◆ WRITTEN EXERCISE ◆
Repeat the span of the entries below that starts at the line with "Generate a standalone" and ends at the line with "IFR Statistical Department</text>", nothing more. Skip the pictures.

◆ EXERCISE INPUT ◆

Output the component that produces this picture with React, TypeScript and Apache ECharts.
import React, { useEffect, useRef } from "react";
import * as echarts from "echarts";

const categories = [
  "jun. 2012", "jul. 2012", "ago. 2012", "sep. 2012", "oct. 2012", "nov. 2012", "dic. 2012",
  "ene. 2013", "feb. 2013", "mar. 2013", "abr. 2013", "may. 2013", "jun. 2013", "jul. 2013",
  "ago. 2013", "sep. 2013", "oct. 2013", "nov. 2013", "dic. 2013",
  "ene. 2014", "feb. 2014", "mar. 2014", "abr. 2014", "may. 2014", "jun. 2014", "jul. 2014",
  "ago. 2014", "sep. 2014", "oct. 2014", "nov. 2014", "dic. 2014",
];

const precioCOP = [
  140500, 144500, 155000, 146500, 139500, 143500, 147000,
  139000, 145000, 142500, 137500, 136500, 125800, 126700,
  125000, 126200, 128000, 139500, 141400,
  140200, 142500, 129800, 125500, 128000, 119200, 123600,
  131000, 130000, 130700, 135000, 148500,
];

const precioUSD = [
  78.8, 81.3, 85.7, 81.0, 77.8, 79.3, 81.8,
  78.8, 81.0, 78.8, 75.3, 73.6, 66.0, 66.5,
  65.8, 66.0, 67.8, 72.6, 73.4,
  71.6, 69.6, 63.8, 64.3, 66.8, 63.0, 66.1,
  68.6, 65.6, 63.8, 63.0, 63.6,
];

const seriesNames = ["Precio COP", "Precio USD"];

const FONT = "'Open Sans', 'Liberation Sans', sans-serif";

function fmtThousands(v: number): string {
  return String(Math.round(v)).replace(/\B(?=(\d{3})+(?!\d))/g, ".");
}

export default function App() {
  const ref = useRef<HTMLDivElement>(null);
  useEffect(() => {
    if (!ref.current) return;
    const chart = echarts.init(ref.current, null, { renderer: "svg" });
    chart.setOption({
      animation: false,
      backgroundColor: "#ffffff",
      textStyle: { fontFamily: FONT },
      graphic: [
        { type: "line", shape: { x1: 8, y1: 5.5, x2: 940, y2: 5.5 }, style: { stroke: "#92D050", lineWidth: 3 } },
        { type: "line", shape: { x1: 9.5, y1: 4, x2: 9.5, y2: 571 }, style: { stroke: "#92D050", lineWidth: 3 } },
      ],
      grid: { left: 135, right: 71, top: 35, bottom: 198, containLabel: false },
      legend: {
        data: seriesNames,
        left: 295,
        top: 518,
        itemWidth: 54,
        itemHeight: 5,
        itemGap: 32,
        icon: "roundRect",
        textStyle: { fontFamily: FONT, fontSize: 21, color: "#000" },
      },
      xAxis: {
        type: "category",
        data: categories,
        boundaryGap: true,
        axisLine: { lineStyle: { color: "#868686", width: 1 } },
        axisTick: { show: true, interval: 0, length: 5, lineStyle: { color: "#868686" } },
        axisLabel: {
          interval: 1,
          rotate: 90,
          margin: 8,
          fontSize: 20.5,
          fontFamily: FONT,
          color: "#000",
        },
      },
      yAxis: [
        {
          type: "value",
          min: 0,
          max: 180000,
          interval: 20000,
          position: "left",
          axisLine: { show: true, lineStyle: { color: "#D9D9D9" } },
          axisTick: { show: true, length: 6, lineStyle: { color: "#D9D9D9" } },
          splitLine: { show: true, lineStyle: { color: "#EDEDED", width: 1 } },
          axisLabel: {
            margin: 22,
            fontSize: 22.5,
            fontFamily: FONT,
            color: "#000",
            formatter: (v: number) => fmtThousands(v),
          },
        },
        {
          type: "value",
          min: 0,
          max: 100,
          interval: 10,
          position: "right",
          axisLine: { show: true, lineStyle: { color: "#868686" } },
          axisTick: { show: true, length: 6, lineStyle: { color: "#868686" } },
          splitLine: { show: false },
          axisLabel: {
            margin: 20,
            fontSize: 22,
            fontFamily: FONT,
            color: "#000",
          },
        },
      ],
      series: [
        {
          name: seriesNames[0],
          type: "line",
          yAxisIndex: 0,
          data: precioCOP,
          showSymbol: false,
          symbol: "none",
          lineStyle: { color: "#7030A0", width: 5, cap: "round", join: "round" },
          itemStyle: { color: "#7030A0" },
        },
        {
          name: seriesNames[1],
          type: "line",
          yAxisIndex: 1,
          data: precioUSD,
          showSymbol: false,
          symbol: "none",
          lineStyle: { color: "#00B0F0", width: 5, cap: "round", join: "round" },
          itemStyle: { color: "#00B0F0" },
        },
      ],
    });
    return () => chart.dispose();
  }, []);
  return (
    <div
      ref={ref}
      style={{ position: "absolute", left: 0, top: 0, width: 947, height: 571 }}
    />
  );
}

--

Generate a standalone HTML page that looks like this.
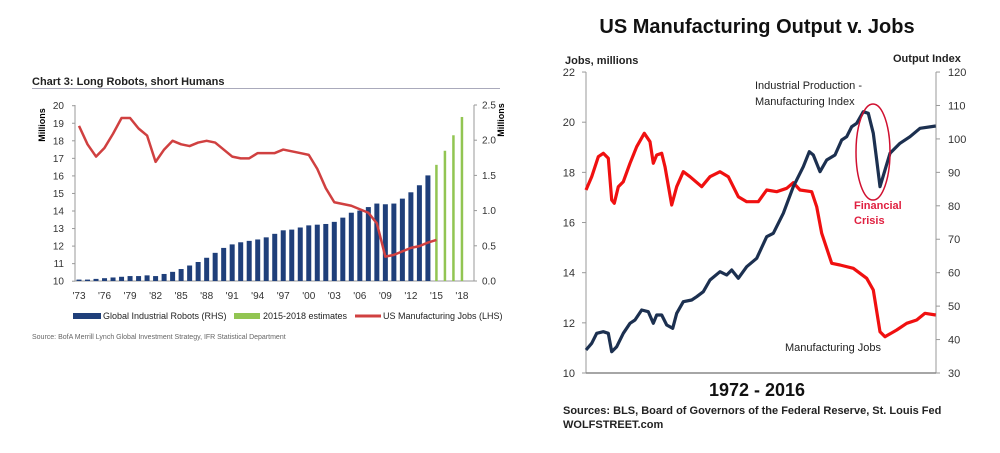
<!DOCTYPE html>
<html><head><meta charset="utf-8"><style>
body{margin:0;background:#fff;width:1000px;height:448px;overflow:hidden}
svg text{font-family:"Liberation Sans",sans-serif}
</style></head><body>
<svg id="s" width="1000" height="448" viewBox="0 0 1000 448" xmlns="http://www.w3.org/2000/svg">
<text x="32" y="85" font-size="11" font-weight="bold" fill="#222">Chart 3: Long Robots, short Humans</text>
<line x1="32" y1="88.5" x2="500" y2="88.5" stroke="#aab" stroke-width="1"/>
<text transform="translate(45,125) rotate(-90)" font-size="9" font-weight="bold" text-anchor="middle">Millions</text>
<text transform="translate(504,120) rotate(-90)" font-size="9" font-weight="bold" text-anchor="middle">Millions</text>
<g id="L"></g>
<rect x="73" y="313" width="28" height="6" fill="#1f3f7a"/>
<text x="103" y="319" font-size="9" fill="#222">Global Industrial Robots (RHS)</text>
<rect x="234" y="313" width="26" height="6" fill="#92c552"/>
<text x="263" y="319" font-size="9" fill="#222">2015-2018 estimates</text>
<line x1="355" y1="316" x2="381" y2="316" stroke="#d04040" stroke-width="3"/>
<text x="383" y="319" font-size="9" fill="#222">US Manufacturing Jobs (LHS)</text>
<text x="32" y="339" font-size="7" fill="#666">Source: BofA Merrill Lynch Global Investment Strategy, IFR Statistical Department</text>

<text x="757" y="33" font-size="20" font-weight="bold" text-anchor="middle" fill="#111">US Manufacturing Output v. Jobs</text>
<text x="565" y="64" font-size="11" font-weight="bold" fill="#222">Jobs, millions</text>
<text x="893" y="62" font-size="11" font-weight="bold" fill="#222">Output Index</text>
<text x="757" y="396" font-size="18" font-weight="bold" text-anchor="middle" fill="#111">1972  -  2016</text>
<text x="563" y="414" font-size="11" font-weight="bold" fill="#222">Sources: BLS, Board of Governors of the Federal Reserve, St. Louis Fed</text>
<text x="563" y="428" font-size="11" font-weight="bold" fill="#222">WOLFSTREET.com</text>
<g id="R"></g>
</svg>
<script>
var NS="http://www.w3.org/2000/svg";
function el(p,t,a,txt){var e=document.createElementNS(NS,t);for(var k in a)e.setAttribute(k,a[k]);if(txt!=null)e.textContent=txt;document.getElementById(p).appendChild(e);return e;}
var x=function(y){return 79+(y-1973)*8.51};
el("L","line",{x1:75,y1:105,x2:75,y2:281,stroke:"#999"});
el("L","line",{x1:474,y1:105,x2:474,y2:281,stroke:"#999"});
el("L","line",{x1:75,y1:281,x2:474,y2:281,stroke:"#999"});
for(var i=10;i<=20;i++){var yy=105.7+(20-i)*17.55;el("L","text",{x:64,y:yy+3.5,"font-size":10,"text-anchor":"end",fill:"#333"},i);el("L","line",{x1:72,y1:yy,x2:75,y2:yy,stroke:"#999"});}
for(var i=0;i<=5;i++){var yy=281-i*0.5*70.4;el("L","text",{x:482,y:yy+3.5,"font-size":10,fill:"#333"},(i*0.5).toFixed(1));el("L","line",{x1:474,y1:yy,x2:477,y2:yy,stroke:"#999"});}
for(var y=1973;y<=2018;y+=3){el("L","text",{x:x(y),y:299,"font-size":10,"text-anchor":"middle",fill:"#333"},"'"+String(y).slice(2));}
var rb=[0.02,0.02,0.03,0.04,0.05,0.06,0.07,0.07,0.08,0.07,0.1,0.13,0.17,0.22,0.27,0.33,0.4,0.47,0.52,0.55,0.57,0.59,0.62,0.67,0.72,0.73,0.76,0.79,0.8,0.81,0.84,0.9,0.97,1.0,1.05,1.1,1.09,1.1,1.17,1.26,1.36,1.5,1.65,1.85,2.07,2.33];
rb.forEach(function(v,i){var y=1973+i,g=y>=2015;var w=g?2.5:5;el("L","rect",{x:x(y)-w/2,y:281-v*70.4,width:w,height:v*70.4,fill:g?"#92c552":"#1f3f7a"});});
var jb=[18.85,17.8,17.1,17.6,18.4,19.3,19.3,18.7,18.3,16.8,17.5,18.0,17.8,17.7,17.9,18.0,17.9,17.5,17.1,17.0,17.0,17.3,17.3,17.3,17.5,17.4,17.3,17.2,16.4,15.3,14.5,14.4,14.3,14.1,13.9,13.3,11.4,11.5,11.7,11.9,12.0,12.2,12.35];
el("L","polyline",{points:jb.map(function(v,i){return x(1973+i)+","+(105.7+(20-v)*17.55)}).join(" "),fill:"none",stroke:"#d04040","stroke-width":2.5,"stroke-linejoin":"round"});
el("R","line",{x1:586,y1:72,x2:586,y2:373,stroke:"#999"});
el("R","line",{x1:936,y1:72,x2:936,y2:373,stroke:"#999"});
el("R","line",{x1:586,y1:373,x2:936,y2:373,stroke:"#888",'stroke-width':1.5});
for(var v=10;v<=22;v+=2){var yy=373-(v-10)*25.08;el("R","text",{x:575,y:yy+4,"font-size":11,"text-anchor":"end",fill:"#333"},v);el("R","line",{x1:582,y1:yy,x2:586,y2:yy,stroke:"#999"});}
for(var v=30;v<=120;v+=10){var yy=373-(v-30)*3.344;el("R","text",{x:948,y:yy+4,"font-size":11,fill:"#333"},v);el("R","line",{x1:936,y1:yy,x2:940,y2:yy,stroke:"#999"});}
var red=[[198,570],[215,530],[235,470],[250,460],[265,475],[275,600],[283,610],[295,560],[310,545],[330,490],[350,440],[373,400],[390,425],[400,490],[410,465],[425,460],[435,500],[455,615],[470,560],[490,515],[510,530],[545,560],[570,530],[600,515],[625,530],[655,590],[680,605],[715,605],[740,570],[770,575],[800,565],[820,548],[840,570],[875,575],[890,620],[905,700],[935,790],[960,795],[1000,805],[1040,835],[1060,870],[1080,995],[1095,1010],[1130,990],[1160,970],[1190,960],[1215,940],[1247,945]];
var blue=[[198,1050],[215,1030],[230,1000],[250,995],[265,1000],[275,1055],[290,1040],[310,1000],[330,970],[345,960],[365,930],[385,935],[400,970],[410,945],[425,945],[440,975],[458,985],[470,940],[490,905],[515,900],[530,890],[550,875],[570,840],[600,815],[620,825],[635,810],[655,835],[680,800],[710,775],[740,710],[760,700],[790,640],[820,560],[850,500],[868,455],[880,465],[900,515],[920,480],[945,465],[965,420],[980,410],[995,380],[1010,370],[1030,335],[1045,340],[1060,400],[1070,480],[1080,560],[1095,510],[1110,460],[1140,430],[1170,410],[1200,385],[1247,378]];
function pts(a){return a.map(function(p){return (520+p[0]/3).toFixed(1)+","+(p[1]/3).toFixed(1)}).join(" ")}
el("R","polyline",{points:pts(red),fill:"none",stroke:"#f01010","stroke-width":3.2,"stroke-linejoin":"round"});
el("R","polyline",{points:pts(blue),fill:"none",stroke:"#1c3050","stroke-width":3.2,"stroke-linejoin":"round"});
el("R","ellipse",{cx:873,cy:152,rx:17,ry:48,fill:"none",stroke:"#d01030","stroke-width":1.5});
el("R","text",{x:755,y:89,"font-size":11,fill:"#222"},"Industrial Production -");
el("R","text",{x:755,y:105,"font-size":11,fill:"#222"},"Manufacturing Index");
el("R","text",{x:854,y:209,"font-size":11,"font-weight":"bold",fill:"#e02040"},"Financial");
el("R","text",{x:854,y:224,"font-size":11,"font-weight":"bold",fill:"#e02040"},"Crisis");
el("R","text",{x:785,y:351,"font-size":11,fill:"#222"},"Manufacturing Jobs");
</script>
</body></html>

◆ SOLVED EXERCISE ◆
Generate a standalone HTML page that looks like this.
<!DOCTYPE html>
<html><head><meta charset="utf-8"><style>
body{margin:0;background:#fff;width:1000px;height:448px;overflow:hidden}
svg text{font-family:"Liberation Sans",sans-serif}
</style></head><body>
<svg id="s" width="1000" height="448" viewBox="0 0 1000 448" xmlns="http://www.w3.org/2000/svg">
<text x="32" y="85" font-size="11" font-weight="bold" fill="#222">Chart 3: Long Robots, short Humans</text>
<line x1="32" y1="88.5" x2="500" y2="88.5" stroke="#aab" stroke-width="1"/>
<text transform="translate(45,125) rotate(-90)" font-size="9" font-weight="bold" text-anchor="middle">Millions</text>
<text transform="translate(504,120) rotate(-90)" font-size="9" font-weight="bold" text-anchor="middle">Millions</text>
<g id="L"></g>
<rect x="73" y="313" width="28" height="6" fill="#1f3f7a"/>
<text x="103" y="319" font-size="9" fill="#222">Global Industrial Robots (RHS)</text>
<rect x="234" y="313" width="26" height="6" fill="#92c552"/>
<text x="263" y="319" font-size="9" fill="#222">2015-2018 estimates</text>
<line x1="355" y1="316" x2="381" y2="316" stroke="#d04040" stroke-width="3"/>
<text x="383" y="319" font-size="9" fill="#222">US Manufacturing Jobs (LHS)</text>
<text x="32" y="339" font-size="7" fill="#666">Source: BofA Merrill Lynch Global Investment Strategy, IFR Statistical Department</text>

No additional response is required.